Harvesting and Using Your Peppers
You can harvest peppers at any stage of maturity, but letting them ripen fully on the plant produces the best flavor. Most peppers start green and change color as they mature: bell peppers turn red, yellow, or orange depending on the variety; jalapenos turn red; and habaneros turn orange or red. A green bell pepper and a red bell pepper from the same plant are the same fruit at different stages of ripeness. The red version has significantly more vitamins, sweeter flavor, and richer taste because it has been on the plant longer. The trade off is that leaving peppers on the plant to fully ripen slows down the production of new fruit, so if you want maximum total production, pick some peppers green and let others ripen.
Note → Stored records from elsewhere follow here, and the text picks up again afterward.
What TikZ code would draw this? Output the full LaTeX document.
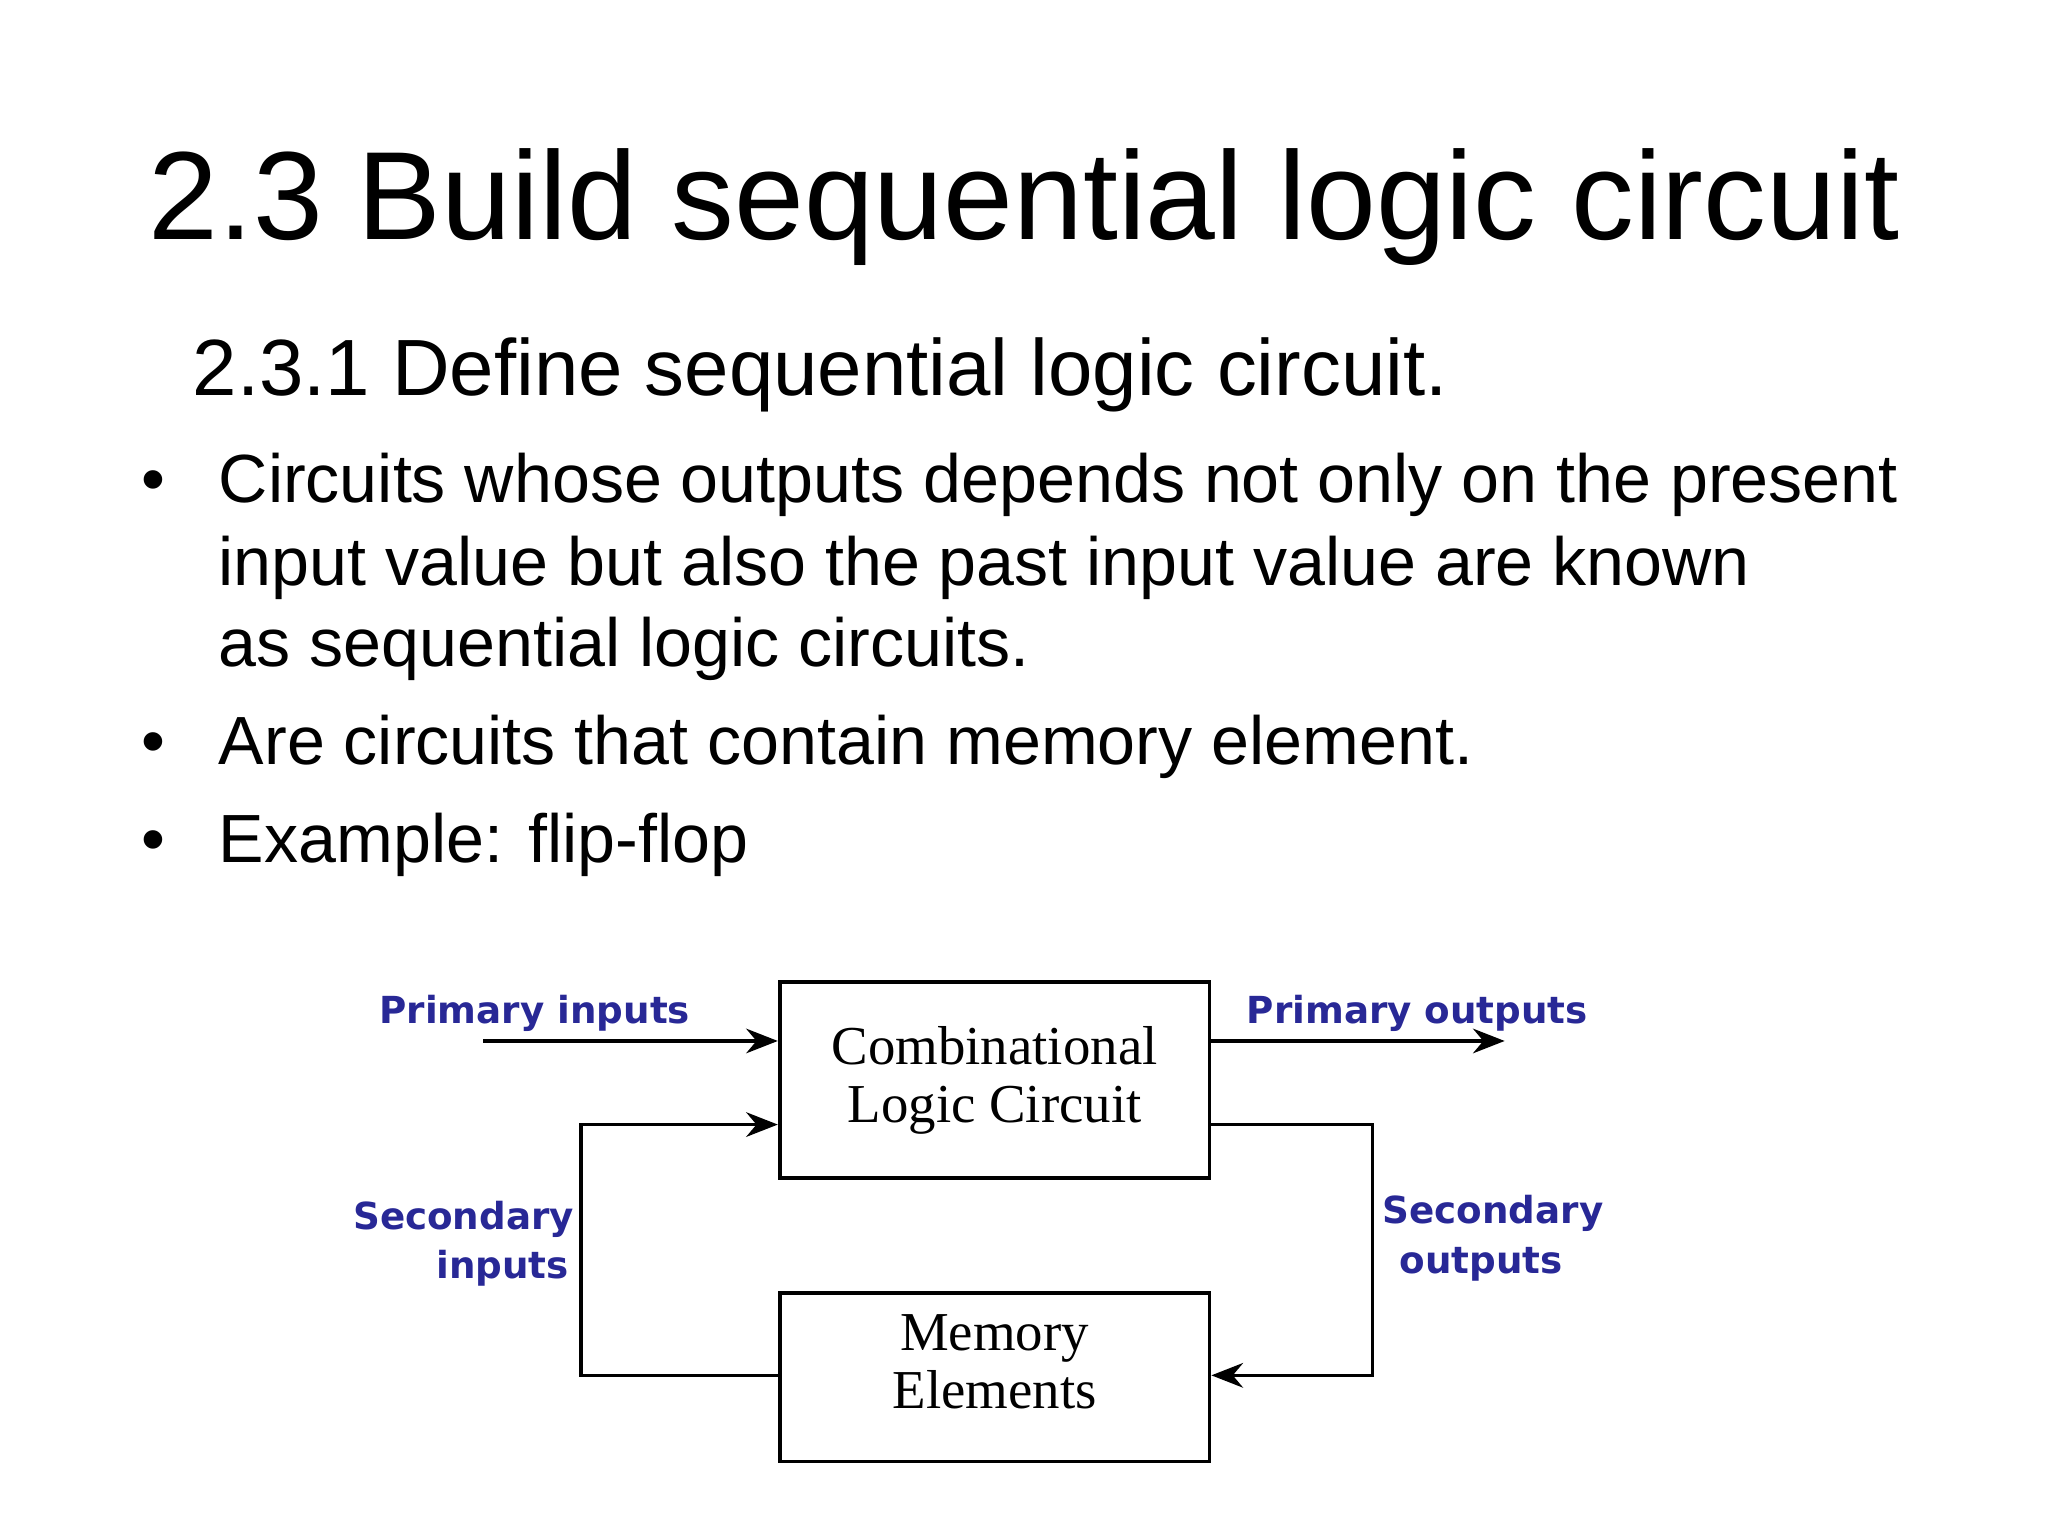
\documentclass[tikz,border=0pt]{standalone}
\usepackage{fontspec}
\setmainfont{Liberation Sans}
\newfontfamily\serifd{Liberation Serif}
\newfontfamily\lab{DejaVu Sans}
\usetikzlibrary{arrows.meta}
\definecolor{lblue}{RGB}{40,40,150}
\begin{document}
\begin{tikzpicture}[x=0.01306cm,y=-0.01306cm,
  box/.style={draw,line width=1.1pt,minimum width=329*0.01306cm,font=\serifd\fontsize{15.6}{16.5}\selectfont,align=center,inner sep=0},
  lbl/.style={text=lblue,font=\lab\fontsize{10.6}{12}\selectfont\bfseries,inner sep=0},
  arr/.style={line width=1pt,-{Stealth[length=9pt,width=7pt]}},
  txt/.style={anchor=base west,inner sep=0,font=\fontsize{19.4}{24}\selectfont}]
\useasboundingbox (0,0) rectangle (1568,1176);
\node[anchor=base,inner sep=0,font=\fontsize{35.7}{44}\selectfont] (title) at (784,183) {2.3 Build sequential logic circuit};
\node[anchor=base west,inner sep=0,font=\fontsize{22.7}{28}\selectfont] (sub) at (147,303) {2.3.1 Define sequential logic circuit.};
\foreach \y/\t [count=\i] in {385/{Circuits whose outputs depends not only on the present},448/{input value but also the past input value are known},510/{as sequential logic circuits.},585/{Are circuits that contain memory element.},660/{Example: flip-flop}}
  \node[txt] (l\i) at (167,\y) {\t};
\foreach \y [count=\i] in {385,585,660} \node[txt] (b\i) at (108,\y) {•};
\node[box,minimum height=150*0.01306cm] (comb) at (761.5,827) {Combinational\\Logic Circuit};
\node[box,minimum height=129*0.01306cm] (mem) at (761.5,1054.5) {};
\node[box,draw=none,minimum width=0pt] (memt) at (761.5,1043) {Memory\\Elements};
\coordinate (pi) at (370,797);
\coordinate (po) at (1152,797);
\coordinate (sl1) at (445,1053); \coordinate (sl2) at (445,861);
\coordinate (sr1) at (1051,861); \coordinate (sr2) at (1051,1053);
\draw[arr] (pi) -- (pi -| comb.west);
\draw[arr] (comb.east |- po) -- (po);
\draw[arr] (mem.west |- sl1) -- (sl1) -- (sl2) -- (comb.west |- sl2);
\draw[arr] (comb.east |- sr1) -- (sr1) -- (sr2) -- (mem.east |- sr2);
\node[lbl,anchor=base west] (lpi) at (290,784) {Primary inputs};
\node[lbl,anchor=base west] (lpo) at (954,784) {Primary outputs};
\node[lbl,anchor=base east] (lsi) at (440,941) {Secondary};
\node[lbl,anchor=base east] (lsi2) at (436,979) {inputs};
\node[lbl,anchor=base west] (lso) at (1058,937) {Secondary};
\node[lbl,anchor=base west] (lso2) at (1071,975) {outputs};
\end{tikzpicture}
\end{document}
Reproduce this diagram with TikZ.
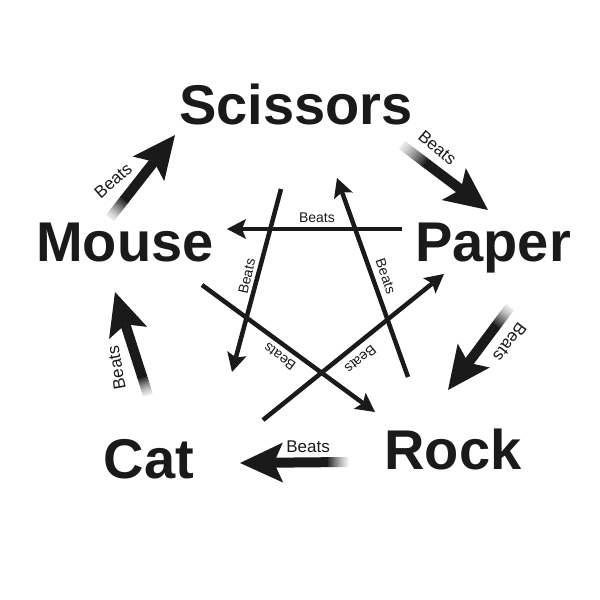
\documentclass[tikz,border=0pt]{standalone}
\usepackage{fontspec}
\setmainfont{Liberation Sans}
\usetikzlibrary{arrows.meta,calc}
\definecolor{ink}{HTML}{1A1A1A}
\tikzset{
  word/.style={font=\bfseries\fontsize{56}{60}\selectfont, text=ink, anchor=base, inner sep=0pt},
  outerarrow/.style={draw=ink, line width=10pt, -{Stealth[length=43pt,width=40pt,inset=9pt,line width=0pt]}},
  outershaft/.style={line width=10pt, line cap=butt},
  innerarrow/.style={draw=ink, line width=4.5pt, -{Stealth[length=19pt,width=20pt,inset=4pt,line width=0pt]}},
  bigbeats/.style={font=\fontsize{17}{18}\selectfont, text=ink, anchor=south, inner sep=0pt},
  smallbeats/.style={font=\fontsize{14}{15}\selectfont, text=ink, anchor=south, inner sep=0pt},
}
\newcommand\fadetail[3]{%
  \foreach \k in {0,...,11}{%
    \pgfmathsetmacro\pa{\k*#3/12}%
    \pgfmathsetmacro\pb{(\k+1)*#3/12+0.6}%
    \pgfmathtruncatemacro\sh{10+90*(\k/11)^1.2}%
    \draw[outershaft, draw=ink!\sh] ($(#1)!\pa pt!(#2)$) -- ($(#1)!\pb pt!(#2)$);
  }%
  \draw[outerarrow] ($(#1)!#3 pt!(#2)$) -- (#2);
}
\begin{document}
\begin{tikzpicture}[x=1pt,y=1pt]
\useasboundingbox (0,0) rectangle (600,600);
\fill[white] (0,0) rectangle (600,600);

% words
\node[word] (scissors) at (296,475) {Scissors};
\node[word] (paper) at (493,338) {Paper};
\node[word] (mouse) at (125,338) {Mouse};
\node[word] (rock) at (453,130) {Rock};
\node[word] (cat) at (149,121) {Cat};

% outer arrow ends
\coordinate (o1s) at (402,455); \coordinate (o1e) at (488,390);
\coordinate (o2s) at (510,293); \coordinate (o2e) at (448,210);
\coordinate (o3s) at (348,138); \coordinate (o3e) at (240,137);
\coordinate (o4s) at (148,205); \coordinate (o4e) at (115,308);
\coordinate (o5s) at (110,382); \coordinate (o5e) at (175,465);

% inner arrow ends
\coordinate (i1s) at (402,371); \coordinate (i1e) at (227,371);
\coordinate (i2s) at (281,411); \coordinate (i2e) at (232,228);
\coordinate (i3s) at (408,223); \coordinate (i3e) at (337,422);
\coordinate (i4s) at (202,315); \coordinate (i4e) at (375,188);
\coordinate (i5s) at (263,180); \coordinate (i5e) at (444,326);

% outer arrows
\fadetail{o1s}{o1e}{32}
\fadetail{o2s}{o2e}{25}
\fadetail{o3s}{o3e}{22}
\fadetail{o4s}{o4e}{20}
\fadetail{o5s}{o5e}{25}

\path (o1s) -- (o1e) node[bigbeats, pos=0.27, rotate=-40, outer sep=13pt] (b1) {Beats};
\path (o2s) -- (o2e) node[bigbeats, pos=0.27, rotate=-127, outer sep=15pt] (b2) {Beats};
\path (o3s) -- (o3e) node[bigbeats, pos=0.37, rotate=0, outer sep=10pt] (b3) {Beats};
\path (o4s) -- (o4e) node[bigbeats, pos=0.30, rotate=100, outer sep=16pt] (b4) {Beats};
\path (o5s) -- (o5e) node[bigbeats, pos=0.26, rotate=41, outer sep=15pt] (b5) {Beats};

% inner arrows
\draw[innerarrow] (i1s) -- (i1e) node[smallbeats, pos=0.486, rotate=0, outer sep=6pt] (c1) {Beats};
\draw[innerarrow] (i2s) -- (i2e) node[smallbeats, pos=0.49, rotate=77, outer sep=5.5pt] (c2) {Beats};
\draw[innerarrow] (i3s) -- (i3e) node[smallbeats, pos=0.485, rotate=-71, outer sep=8pt] (c3) {Beats};
\draw[innerarrow] (i4s) -- (i4e) node[smallbeats, pos=0.49, rotate=143.7, outer sep=7pt] (c4) {Beats};
\draw[innerarrow] (i5s) -- (i5e) node[smallbeats, pos=0.49, rotate=-140.7, outer sep=9pt] (c5) {Beats};
\end{tikzpicture}
\end{document}
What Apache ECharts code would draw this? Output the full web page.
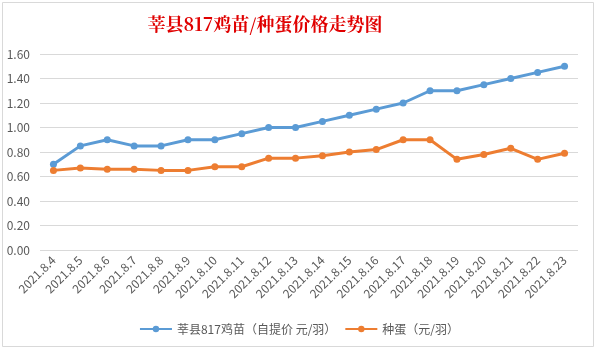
<!DOCTYPE html>
<html><head><meta charset="utf-8">
<script src="https://cdn.jsdelivr.net/npm/echarts@6/dist/echarts.min.js"></script>
<style>html,body{margin:0;padding:0;background:#fff}#c{width:598px;height:350px}</style>
</head><body><div id="c"></div>
<script>
var categories = ['2021.8.4','2021.8.5','2021.8.6','2021.8.7','2021.8.8','2021.8.9','2021.8.10','2021.8.11','2021.8.12','2021.8.13','2021.8.14','2021.8.15','2021.8.16','2021.8.17','2021.8.18','2021.8.19','2021.8.20','2021.8.21','2021.8.22','2021.8.23'];
var chickPrice = [0.70,0.85,0.90,0.85,0.85,0.90,0.90,0.95,1.00,1.00,1.05,1.10,1.15,1.20,1.30,1.30,1.35,1.40,1.45,1.50];
var eggPrice = [0.65,0.67,0.66,0.66,0.65,0.65,0.68,0.68,0.75,0.75,0.77,0.80,0.82,0.90,0.90,0.74,0.78,0.83,0.74,0.79];
var seriesNames = ['莘县817鸡苗（自提价 元/羽）','种蛋（元/羽）'];

var chart = echarts.init(document.getElementById('c'));
var font = '"Microsoft YaHei","Noto Sans CJK SC",sans-serif';
chart.setOption({
  backgroundColor:'#fff',
  animation:false,
  graphic:[{type:'rect',shape:{x:2.5,y:2.5,width:591,height:344},style:{fill:'none',stroke:'#d9d9d9',lineWidth:1}}],
  title:{text:'莘县817鸡苗/种蛋价格走势图',left:260,textAlign:'center',top:10,
    textStyle:{color:'#e00000',fontSize:18,fontWeight:'bold',fontFamily:'"Noto Serif CJK SC","Noto Sans CJK SC",serif'}},
  legend:{bottom:10,left:'center',itemWidth:32,itemHeight:8,itemGap:8,
    textStyle:{color:'#595959',fontSize:12,fontFamily:font},
    data:seriesNames},
  grid:{left:40,right:20,top:54,bottom:100},
  xAxis:{type:'category',data:categories,boundaryGap:true,
    axisLine:{show:false},axisTick:{show:false},
    axisLabel:{rotate:45,color:'#595959',fontSize:12,interval:0,margin:8,fontFamily:font}},
  yAxis:{type:'value',min:0,max:1.6,interval:0.2,
    axisLine:{show:false},axisTick:{show:false},
    splitLine:{lineStyle:{color:'#d9d9d9'}},
    axisLabel:{color:'#595959',fontSize:12,margin:10,formatter:function(v){return v.toFixed(2);},fontFamily:font}},
  series:[
    {name:seriesNames[0],type:'line',data:chickPrice,symbol:'circle',symbolSize:7,
     lineStyle:{color:'#5b9bd5',width:3},itemStyle:{color:'#5b9bd5'}},
    {name:seriesNames[1],type:'line',data:eggPrice,symbol:'circle',symbolSize:7,
     lineStyle:{color:'#ed7d31',width:3},itemStyle:{color:'#ed7d31'}}
  ]
});
</script></body></html>
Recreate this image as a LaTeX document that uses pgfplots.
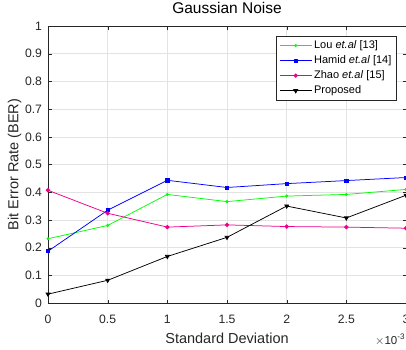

If you end up with more peppers than you can eat fresh, they preserve beautifully. Roasting and freezing is one of the simplest methods: roast peppers under the broiler until the skin blisters, peel off the skin, and freeze them in bags for use in soups, sandwiches, and pasta dishes. Hot peppers can be dried in a food dehydrator or strung up and air dried in a warm, well ventilated area. Dried peppers can be ground into custom spice blends or rehydrated for use in recipes. Making hot sauce at home is another excellent way to use a surplus of chili peppers, and a single batch of homemade hot sauce makes great gifts for friends and family who appreciate some heat in their food.